Abstract

Nutrient biogeochemistry associated with the early stages of soil development in deltaic floodplains has not been well defined. Such a model should follow classic patterns of soil nutrient pools described for alluvial ecosystems that are dominated by mineral matter high in phosphorus and low in carbon and nitrogen. A contrast with classic models of soil development is the anthropogenically enriched high nitrate conditions due to agricultural fertilization in upstream watersheds. Here we determine if short-term patterns of soil chemistry and dissolved inorganic nutrient fluxes along the emerging Wax Lake delta (WLD) chronosequence are consistent with conceptual models of long-term nutrient availability described for other ecosystems. We add a low nitrate treatment more typical of historic delta development to evaluate the role of nitrate enrichment in determining the net dinitrogen (N2) flux.

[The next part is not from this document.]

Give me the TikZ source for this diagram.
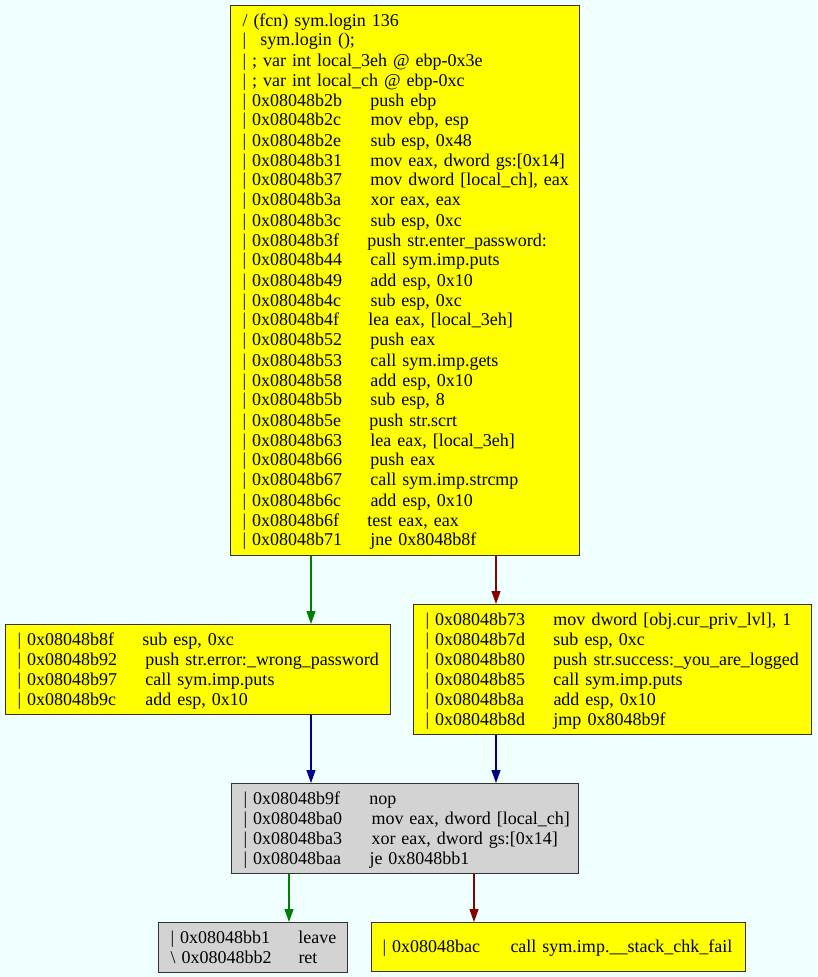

Throughout the 35-year chronosequence, soil nitrogen and organic matter content significantly increased by an order of magnitude, whereas phosphorus exhibited a less pronounced increase. Under ambient nitrate concentrations (>60 μM), mean net N2 fluxes (157.5 μmol N m−2 h−1) indicated greater rates of gross denitrification than gross nitrogen fixation; however, under low nitrate concentrations (<2 μM), soils switched from net denitrification to net nitrogen fixation (−74.5 μmol N m−2 h−1). As soils in the WLD aged, the subsequent increase in organic matter stimulated net N2, oxygen, nitrate, and nitrite fluxes producing greater fluxes in more mature soils. In conclusion, soil nitrogen and carbon accumulation along an emerging delta chronosequence largely coincide with classic patterns of soil development described for alluvial floodplains, and substrate age together with ambient nitrogen availability can be used to predict net N2 fluxes during early delta evolution.